Chaque poste de travail fait l'objet d'une évaluation des risques qui conduit à la mise en place de consignes de sécurité et d'équipements de protection collective ou individuelle. Chaque année, nous investissons 600 millions d'euros pour la sécurité et l'environnement, soit plus de 20 % des investissements annuels de notre secteur, et trois quarts de nos salariés suivent une formation. Sur ces formations, un tiers des heures sont consacrées à la sécurité : la formation du personnel, à tous les niveaux de l'entreprise, est un point essentiel de notre politique de sécurité.

Nos usines mettent en oeuvre l'une des réglementations les plus strictes au monde, la réglementation Seveso, selon laquelle les industriels doivent parfois étudier jusqu'à 1 000 scénarios de risques liés à leurs activités et démontrer qu'ils prennent des mesures pour réduire ces risques. Ils le font le plus souvent en agissant à la source, par la réduction ou la substitution des matières dangereuses, ou, à défaut, en mettant en place des barrières de protection et de prévention. Cette réglementation est une réglementation de proximité, mise en oeuvre avec les directions régionales de l'environnement, de l'aménagement et du logement (Dreal), sous la supervision des préfets, ce qui permet d'agir au plus près de la réalité du terrain. Elle a été fortement renforcée par la loi de 2003, avec la mise en place des PPRT, et suite à la deuxième révision de la directive Seveso, en vigueur depuis 2015.

En plus d'encourager la parfaite application de la réglementation, notre secteur a spontanément pris des engagements pour faire progresser les pratiques de chacun. Nous sommes ainsi engagés depuis 30 ans dans un programme mondial, Responsible Care, qui tire l'ensemble de la profession vers les meilleures pratiques. Nous certifions nos entreprises sous-traitantes. Celles-ci doivent suivre une formation à nos standards de sécurité pour pouvoir intervenir sur nos sites. À ce jour, plus de 4 000 sous-traitants sont certifiés en France grâce à ce programme. Nous avons par ailleurs initié, avec la sécurité civile, un programme de partage de moyens techniques et d'expertise pour la gestion d'un certain nombre d'accidents, par exemple dans le transport.
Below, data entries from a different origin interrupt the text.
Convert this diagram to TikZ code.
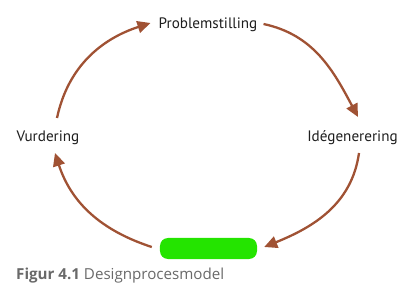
\documentclass[tikz,border=0pt]{standalone}
\usepackage{fontspec}
\setmainfont{PT Sans}
\newfontfamily\capfont{Open Sans}
\usepackage{xcolor}
\usepackage{tikz}
\usetikzlibrary{arrows.meta, positioning}
\definecolor{rust}{RGB}{160,82,52}
\definecolor{ink}{RGB}{30,30,30}
\definecolor{marker}{RGB}{36,228,0}
\definecolor{capgray}{RGB}{105,105,105}

\begin{document}
\begin{tikzpicture}[x=1bp, y=1bp,
      every node/.style={inner sep=0pt},
      lbl/.style={font=\fontsize{15.2}{18}\selectfont, text=ink, anchor=base},
      mask/.style={fill=marker, rounded corners=8bp, minimum width=97bp, minimum height=21bp},
      cyc/.style={draw=rust, line width=2.3bp, -{Triangle[length=13bp, width=12bp]}}]
    \useasboundingbox (0,0) rectangle (411,298);
    \node[lbl] (prob) at (208,270) {Problemstilling};
    \node[lbl] (idee) at (352.5,157) {Idégenerering};
    \node[lbl] (vurd) at (48,157) {Vurdering};
    \node[mask] (blob) at (208.5,49.5) {};
    \node[anchor=base west, font=\capfont\fontsize{15.2}{18}\selectfont, text=capgray]
      (cap) at (16,19) {\textbf{Figur 4.1} Designprocesmodel};
    % the four steps of the cycle
    \draw[cyc] ([shift={(9,23)}]vurd.base) to[out=78, in=198] ([shift={(-8,5)}]prob.base west);
    \draw[cyc] ([shift={(6,4)}]prob.base east) to[out=-12, in=118] ([shift={(5.5,24)}]idee.base);
    \draw[cyc] ([shift={(6.5,-12)}]idee.base) to[out=-98, in=22] ([shift={(7,1.5)}]blob.east);
    \draw[cyc] ([shift={(-8,1.5)}]blob.west) to[out=162, in=-72] ([shift={(7,-12)}]vurd.base);
  \end{tikzpicture}
\end{document}
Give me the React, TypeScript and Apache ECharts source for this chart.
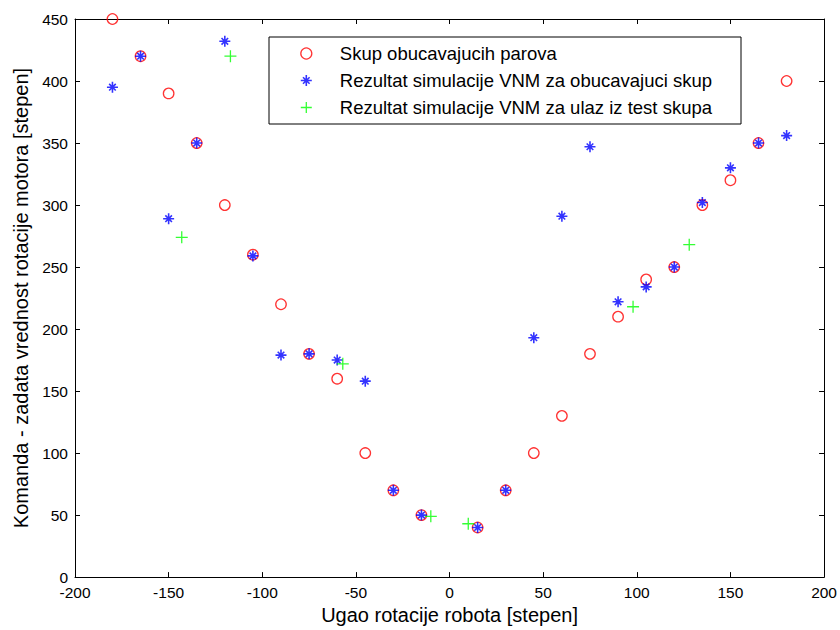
import React, { useEffect, useRef } from "react";
import * as echarts from "echarts";

const angles = [-180, -165, -150, -135, -120, -105, -90, -75, -60, -45, -30, -15, 15, 30, 45, 60, 75, 90, 105, 120, 135, 150, 165, 180];
const trainTargets = [450, 420, 390, 350, 300, 260, 220, 180, 160, 100, 70, 50, 40, 70, 100, 130, 180, 210, 240, 250, 300, 320, 350, 400];
const trainSim = [395, 420, 289, 350, 432, 259, 179, 180, 175, 158, 70, 50, 40, 70, 193, 291, 347, 222, 234, 250, 302, 330, 350, 356];
const testAngles = [-143, -117, -57, -10, 10, 98, 128];
const testSim = [274, 420, 172, 49, 43, 218, 268];

const seriesNames = [
  "Skup obucavajucih parova",
  "Rezultat simulacije VNM za obucavajuci skup",
  "Rezultat simulacije VNM za ulaz iz test skupa",
];
const xTicks = { min: -200, max: 200, interval: 50 };
const yTicks = { min: 0, max: 450, interval: 50 };

const STAR = "path://M5,0L5,10M0,5L10,5M2,2L8,8M8,2L2,8";
const PLUS = "path://M5,0L5,10M0,5L10,5";
const FONT = "Liberation Sans, Arial, sans-serif";

export default function App() {
  const ref = useRef<HTMLDivElement>(null);
  useEffect(() => {
    if (!ref.current) return;
    const chart = echarts.init(ref.current, null, { renderer: "svg" });
    const pair = (xs: number[], ys: number[]) => xs.map((x, i) => [x, ys[i]]);
    const axisCommon = {
      axisLine: { show: true, onZero: false, lineStyle: { color: "#000", width: 1 } },
      axisTick: { show: true, inside: true, length: 5, lineStyle: { color: "#000" } },
      splitLine: { show: false },
    };
    const styles = [
      { color: "transparent", borderColor: "#ff0000", borderWidth: 1.3 },
      { color: "transparent", borderColor: "#0000ff", borderWidth: 1.6 },
      { color: "transparent", borderColor: "#00ff00", borderWidth: 1.3 },
    ];
    chart.setOption({
      animation: false,
      backgroundColor: "#fff",
      textStyle: { fontFamily: FONT },
      grid: { left: 75, right: 15, top: 19, bottom: 48.5, containLabel: false },
      legend: {
        orient: "vertical",
        left: 269,
        top: 37,
        padding: [7, 29, 7, 31],
        itemGap: 8,
        itemWidth: 11,
        itemHeight: 11,
        borderColor: "#000",
        borderWidth: 1,
        backgroundColor: "#fff",
        textStyle: { fontSize: 18.5, color: "#000", fontFamily: FONT, padding: [0, 0, 0, 23] },
        data: seriesNames.map((n, i) => ({ name: n, itemStyle: styles[i] })),
      },
      xAxis: [
        {
          type: "value",
          ...xTicks,
          position: "bottom",
          ...axisCommon,
          axisLabel: { color: "#000", fontSize: 15.5, margin: 7, fontFamily: FONT },
          name: "Ugao rotacije robota [stepen]",
          nameLocation: "middle",
          nameGap: 27,
          nameTextStyle: { color: "#000", fontSize: 20, fontFamily: FONT },
        },
        {
          type: "value",
          ...xTicks,
          position: "top",
          ...axisCommon,
          axisLabel: { show: false },
        },
      ],
      yAxis: [
        {
          type: "value",
          ...yTicks,
          position: "left",
          ...axisCommon,
          axisLabel: { color: "#000", fontSize: 15.5, margin: 7, fontFamily: FONT },
          name: "Komanda - zadata vrednost rotacije motora [stepen]",
          nameLocation: "middle",
          nameGap: 41,
          nameTextStyle: { color: "#000", fontSize: 20, fontFamily: FONT },
        },
        {
          type: "value",
          ...yTicks,
          position: "right",
          ...axisCommon,
          axisLabel: { show: false },
        },
      ],
      series: [
        {
          name: seriesNames[0],
          type: "scatter",
          symbol: "circle",
          symbolSize: 10.5,
          itemStyle: styles[0],
          data: pair(angles, trainTargets),
          z: 2,
        },
        {
          name: seriesNames[1],
          type: "scatter",
          symbol: STAR,
          symbolSize: 11,
          itemStyle: styles[1],
          data: pair(angles, trainSim),
          z: 3,
        },
        {
          name: seriesNames[2],
          type: "scatter",
          symbol: PLUS,
          symbolSize: 12,
          itemStyle: styles[2],
          data: pair(testAngles, testSim),
          z: 4,
        },
      ],
    });
    return () => chart.dispose();
  }, []);
  return <div ref={ref} style={{ width: 840, height: 630, position: "absolute", left: 0, top: 0 }} />;
}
Nous allons prochainement ouvrir avec les organisations syndicales de notre branche une négociation pour aboutir à un accord plus contraignant dans le domaine de la sécurité.

Mais, de façon générale, une chose est certaine : le risque zéro n'existe pas, il n'existera jamais. Notre rôle en tant qu'industrie est évidemment de nous en approcher au maximum, et de limiter les impacts lorsque le risque se réalise. Nous avons tiré des enseignements de chaque événement. Nous l'avons toujours fait aux côtés des pouvoirs publics. Nous le ferons demain, dès que les causes de l'incendie seront connues et nous continuerons systématiquement à le faire.

Pour ce qui concerne la gestion de l'accident, nous nous associons d'ores et déjà aux recommandations du Livre blanc sur l'utilisation des nouvelles technologies pour alerter les populations et sur l'importance d'améliorer encore la culture de sécurité industrielle. Il faut mieux informer les riverains sur l'existence de sites industriels et sur la gestion des risques. Le travail réalisé pour la mise en oeuvre des PPRT a été considérable, tant pour les exploitants que pour les autorités et les collectivités locales. Il s'agit avant tout de finaliser ce processus.

La sécurité est une priorité non négociable de notre industrie. Nous estimons que la réglementation actuelle est riche. Elle doit nous permettre de tirer les enseignements de cet événement.